Let X$X$ be a smooth variety over a field $k$ (for the sake of simplicity of characteristic $0$) and $\operatorname{Br}(X) := H^2_{\text{\'et}}(X, \mathbb{G}_m)$$\operatorname{Br}(X) := H^2_{\text{ét}}(X, \mathbb{G}_m)$ its (cohomological) Brauer group (sometimes people define the Brauer group as the subgroup of torsion elements). A fundamental fact in the theory of Brauer groups is that for every irreducible divisor $D \subset X$ with smooth locus $D^{\text{sm}}$ and complement $U := X \setminus D$ there exists a residue map $\partial_D: \text{Br}(U) \to H^1(D^{\text{sm}}, \mathbb{Q}/\mathbb{Z})$ such that the sequence $0 \to \operatorname{Br}(X) \to \operatorname{Br}(U) \xrightarrow{\partial_D} H^1(D^{\text{sm}},\mathbb{Q}/\mathbb{Z})$ is exact. This is known as Grothendieck purity, see e.g. Theorem 3.7.2 of the following book: The Brauer-Grothendieck Group.

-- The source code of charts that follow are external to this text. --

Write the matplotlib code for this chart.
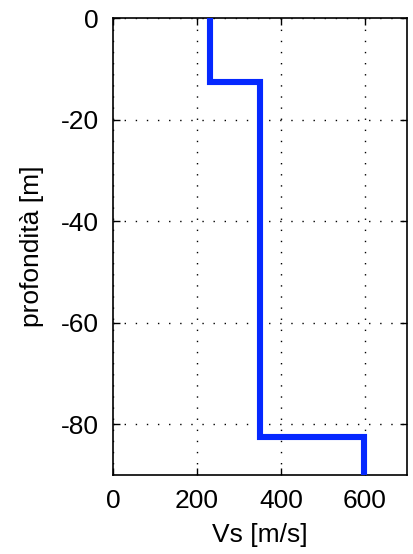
import numpy as np
import matplotlib
matplotlib.use("Agg")
import matplotlib.pyplot as plt

# shear-wave velocity profile (layered model)
vs_layers = [232, 350, 597]          # m/s
layer_tops = [0.0, 12.6, 82.6]       # m
max_depth = 90.0

x_ticks = [0, 200, 400, 600]
y_ticks = [0, -20, -40, -60, -80]

plt.rcParams["font.family"] = ["Liberation Sans", "DejaVu Sans"]
plt.rcParams["font.size"] = 19
plt.rcParams["axes.unicode_minus"] = False

# build the staircase from the layer table
xs, ys = [], []
bottoms = layer_tops[1:] + [max_depth]
for v, top, bot in zip(vs_layers, layer_tops, bottoms):
    xs += [v, v]
    ys += [-top, -bot]

fig = plt.figure(figsize=(4.13, 5.54), dpi=100)
ax = fig.add_axes([113 / 413, 79 / 554, 294 / 413, 457 / 554])

ax.plot(xs, ys, color="#0528ff", linewidth=4.4, solid_joinstyle="miter", zorder=3)

ax.set_xlim(0, 700)
ax.set_ylim(-max_depth, 0)
ax.set_xticks(x_ticks)
ax.set_yticks(y_ticks)
ax.grid(True, color="black", linestyle=(0, (1, 7)), linewidth=1.0)
ax.tick_params(direction="in", length=5, width=1, top=True, right=True, pad=10)
for sp in ax.spines.values():
    sp.set_linewidth(1.2)

ax.set_xlabel("Vs [m/s]", labelpad=7)
ax.set_ylabel("profondità [m]", labelpad=12)

fig.savefig("out.png", dpi=100)
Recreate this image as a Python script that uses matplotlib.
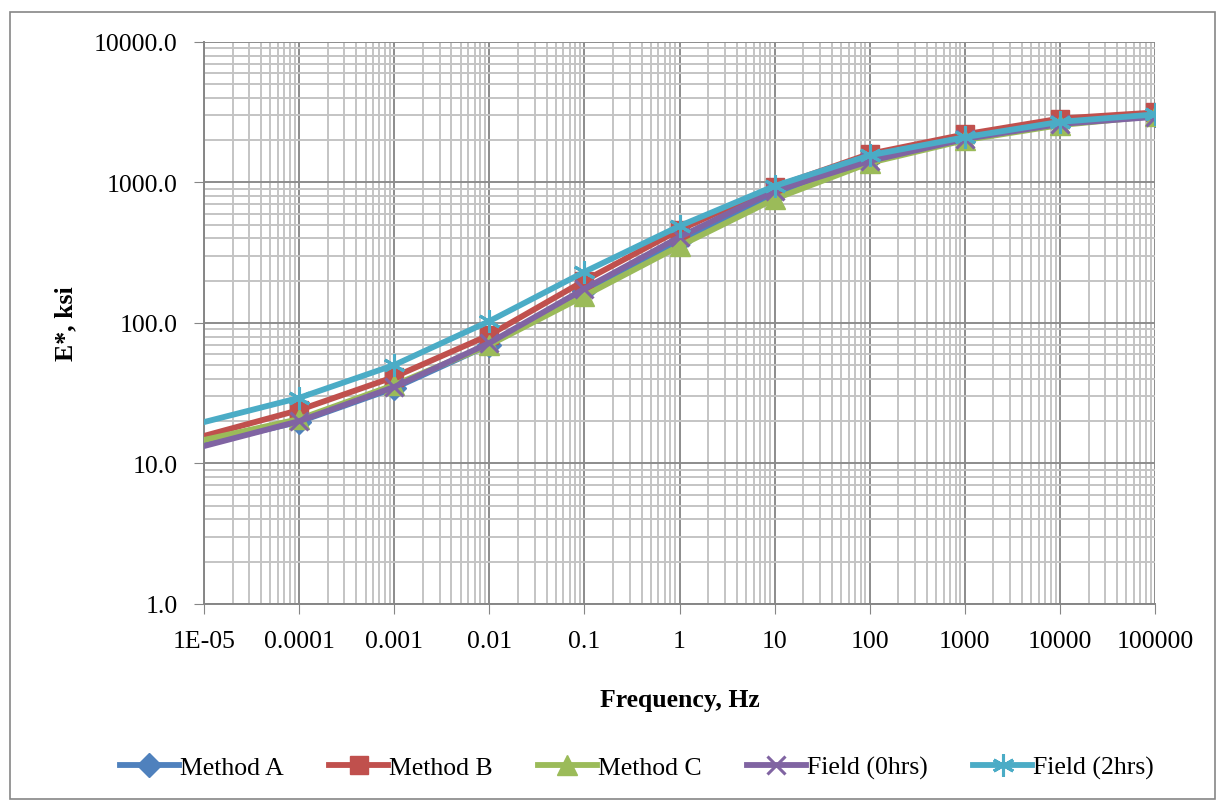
import matplotlib.pyplot as plt
from matplotlib.ticker import LogLocator, FuncFormatter, NullFormatter

plt.rcParams['font.family'] = ['Liberation Serif', 'DejaVu Serif']

# frequency (Hz) and |E*| (ksi)
freq = [1e-5, 1e-4, 1e-3, 1e-2, 1e-1, 1, 10, 100, 1000, 1e4, 1e5]
method_a = [13.8, 19.8, 34.4, 70, 169, 384, 828, 1470, 2080, 2650, 3000]
method_b = [15.7, 24.0, 41.3, 82, 200, 460, 929, 1600, 2200, 2850, 3150]
method_c = [14.7, 20.7, 36.2, 69.7, 156, 353, 763, 1380, 2000, 2560, 2974]
field_0 = [13.3, 20.0, 35.0, 72, 175, 409, 871, 1422, 2040, 2608, 2930]
field_2 = [19.7, 29.3, 50.2, 103, 231, 490, 944, 1560, 2100, 2700, 3050]

series = [
    ('Method A', method_a, '#4F81BD', 'D', 12),
    ('Method B', method_b, '#C0504D', 's', 13),
    ('Method C', method_c, '#9BBB59', '^', 14),
    ('Field (0hrs)', field_0, '#8064A2', 'x', 13),
    ('Field (2hrs)', field_2, '#4BACC6', (6, 2, 0), 16),
]

fig = plt.figure(figsize=(12.25, 8.03), dpi=100)
ax = fig.add_axes([0.1665, 0.2466, 0.7764, 0.6999])

for name, vals, col, mk, ms in series:
    ax.plot(freq, vals, color=col, lw=4.2, marker=mk, markersize=ms,
            markeredgewidth=2.2 if mk in ('x', (6, 2, 0)) else 1,
            markevery=slice(1, None), label=name, zorder=3)

ax.set_xscale('log')
ax.set_yscale('log')
ax.set_xlim(1e-5, 1e5)
ax.set_ylim(1, 10000)

ax.xaxis.set_major_locator(LogLocator(base=10, numticks=20))
ax.xaxis.set_minor_locator(LogLocator(base=10, subs=range(2, 10), numticks=20))
ax.yaxis.set_major_locator(LogLocator(base=10, numticks=20))
ax.yaxis.set_minor_locator(LogLocator(base=10, subs=range(2, 10), numticks=20))
ax.xaxis.set_minor_formatter(NullFormatter())
ax.yaxis.set_minor_formatter(NullFormatter())

xlabels = ['1E-05', '0.0001', '0.001', '0.01', '0.1', '1', '10', '100', '1000', '10000', '100000']
ax.set_xticks(freq)
ax.set_xticklabels(xlabels)
ax.yaxis.set_major_formatter(FuncFormatter(lambda v, p: f'{v:.1f}'))

ax.grid(which='major', color='#8c8c8c', lw=1.4)
ax.grid(which='minor', color='#c4c4c4', lw=1.4)
ax.set_axisbelow(True)

for s in ['top', 'right']:
    ax.spines[s].set_visible(False)
for s in ['left', 'bottom']:
    ax.spines[s].set_color('#868686')
    ax.spines[s].set_linewidth(1.4)

ax.tick_params(which='major', direction='out', length=7, color='#868686', labelsize=18.5, pad=12)
ax.tick_params(which='minor', length=0)

ax.set_xlabel('Frequency, Hz', fontsize=18.5, fontweight='bold', labelpad=26)
ax.set_ylabel('E*, ksi', fontsize=18.5, fontweight='bold', labelpad=12)

fig.legend(loc='center', bbox_to_anchor=(0.52, 0.043), ncol=5, frameon=False,
           fontsize=18.5, handlelength=2.3, handletextpad=0.05, columnspacing=1.75)

border = plt.Rectangle((0.008, 0.004), 0.984, 0.98, transform=fig.transFigure,
                       fill=False, edgecolor='#868686', lw=1.2)
fig.patches.append(border)

fig.savefig('out.png', dpi=100)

For a paper I'm writing I need an analogue of the above statement for algebraic stacks (Deligne-Mumford stacks are also fine but algebraic stacks would be better). The main technical ingredient in the proof of Grothendieck purity is cohomological purity for finite coefficients. This fact generalizes to stacks, see Proposition 4.9.1 of Laszlo and Olsson's The six operations for sheaves on Artin stacks I: Finite Coefficients. It thus seems like one should be able to use the proof for varieties also for stacks.
This proof would be quite involved so if possible I would prefer to just cite something. Does anybody know if Grothendieck purity has been proven in the literature? The case when $X$ is Deligne-Mumford and has dimension 2 is Proposition 2 of Stable rationality and conic bundles but I need a version in arbitrary dimensions. Note that by this mathoverflow answer one may assume that D is smooth.